Transcribe the listing that follows in full, omitting pictures.

## begin

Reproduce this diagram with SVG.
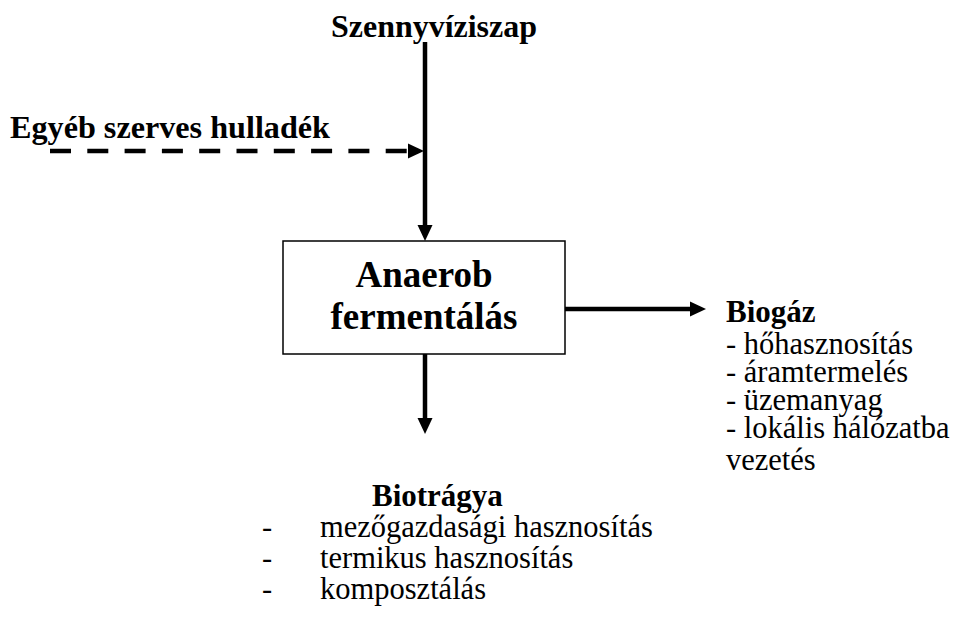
<svg xmlns="http://www.w3.org/2000/svg" width="963" height="621" viewBox="0 0 963 621">
<style>
.b{font-family:"Liberation Serif","Times New Roman",serif;font-weight:bold;fill:#000;font-size:31px}
.r{font-family:"Liberation Serif","Times New Roman",serif;fill:#000;font-size:30.5px}
.big{font-size:37px}
.ln{stroke:#000;stroke-width:4.5;fill:none}
.ah{fill:#000}
</style>
<rect width="963" height="621" fill="#fff"/>
<g id="connectors">
<line class="ln" x1="425" y1="42" x2="425" y2="226"/>
<polygon class="ah" points="417.5,225 432.5,225 425,241"/>
<line class="ln" x1="50" y1="151" x2="408" y2="151" stroke-dasharray="21 16.3"/>
<polygon class="ah" points="408,143.5 408,158.5 424,151"/>
<line class="ln" x1="565" y1="309" x2="691" y2="309"/>
<polygon class="ah" points="690,301.5 690,316.5 706,309"/>
<line class="ln" x1="425" y1="354" x2="425" y2="419"/>
<polygon class="ah" points="417.5,418 432.5,418 425,434"/>
</g>
<g id="szennyviziszap"><text class="b" x="331" y="37" textLength="206" lengthAdjust="spacingAndGlyphs">Szennyvíziszap</text></g>
<g id="egyeb"><text class="b" x="10" y="138" textLength="320" lengthAdjust="spacingAndGlyphs">Egyéb szerves hulladék</text></g>
<g id="anaerob">
<rect x="283" y="241" width="282" height="113" fill="#fff" stroke="#000" stroke-width="1.5"/>
<text class="b big" x="424" y="287" text-anchor="middle">Anaerob</text>
<text class="b big" x="424" y="329" text-anchor="middle">fermentálás</text>
</g>
<g id="biogaz">
<text class="b" x="726" y="322">Biogáz</text>
<text class="r" x="726" y="354">- hőhasznosítás</text>
<text class="r" x="726" y="382">- áramtermelés</text>
<text class="r" x="726" y="410">- üzemanyag</text>
<text class="r" x="726" y="438">- lokális hálózatba</text>
<text class="r" x="726" y="470">vezetés</text>
</g>
<g id="biotragya">
<text class="b" x="372" y="506">Biotrágya</text>
<text class="r" x="262" y="537">-</text>
<text class="r" x="320" y="537">mezőgazdasági hasznosítás</text>
<text class="r" x="262" y="568">-</text>
<text class="r" x="320" y="568">termikus hasznosítás</text>
<text class="r" x="262" y="599">-</text>
<text class="r" x="320" y="599">komposztálás</text>
</g>
</svg>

## end

- RESULT:
Reproduce this diagram with SVG.
<svg xmlns="http://www.w3.org/2000/svg" width="963" height="621" viewBox="0 0 963 621">
<style>
.b{font-family:"Liberation Serif","Times New Roman",serif;font-weight:bold;fill:#000;font-size:31px}
.r{font-family:"Liberation Serif","Times New Roman",serif;fill:#000;font-size:30.5px}
.big{font-size:37px}
.ln{stroke:#000;stroke-width:4.5;fill:none}
.ah{fill:#000}
</style>
<rect width="963" height="621" fill="#fff"/>
<g id="connectors">
<line class="ln" x1="425" y1="42" x2="425" y2="226"/>
<polygon class="ah" points="417.5,225 432.5,225 425,241"/>
<line class="ln" x1="50" y1="151" x2="408" y2="151" stroke-dasharray="21 16.3"/>
<polygon class="ah" points="408,143.5 408,158.5 424,151"/>
<line class="ln" x1="565" y1="309" x2="691" y2="309"/>
<polygon class="ah" points="690,301.5 690,316.5 706,309"/>
<line class="ln" x1="425" y1="354" x2="425" y2="419"/>
<polygon class="ah" points="417.5,418 432.5,418 425,434"/>
</g>
<g id="szennyviziszap"><text class="b" x="331" y="37" textLength="206" lengthAdjust="spacingAndGlyphs">Szennyvíziszap</text></g>
<g id="egyeb"><text class="b" x="10" y="138" textLength="320" lengthAdjust="spacingAndGlyphs">Egyéb szerves hulladék</text></g>
<g id="anaerob">
<rect x="283" y="241" width="282" height="113" fill="#fff" stroke="#000" stroke-width="1.5"/>
<text class="b big" x="424" y="287" text-anchor="middle">Anaerob</text>
<text class="b big" x="424" y="329" text-anchor="middle">fermentálás</text>
</g>
<g id="biogaz">
<text class="b" x="726" y="322">Biogáz</text>
<text class="r" x="726" y="354">- hőhasznosítás</text>
<text class="r" x="726" y="382">- áramtermelés</text>
<text class="r" x="726" y="410">- üzemanyag</text>
<text class="r" x="726" y="438">- lokális hálózatba</text>
<text class="r" x="726" y="470">vezetés</text>
</g>
<g id="biotragya">
<text class="b" x="372" y="506">Biotrágya</text>
<text class="r" x="262" y="537">-</text>
<text class="r" x="320" y="537">mezőgazdasági hasznosítás</text>
<text class="r" x="262" y="568">-</text>
<text class="r" x="320" y="568">termikus hasznosítás</text>
<text class="r" x="262" y="599">-</text>
<text class="r" x="320" y="599">komposztálás</text>
</g>
</svg>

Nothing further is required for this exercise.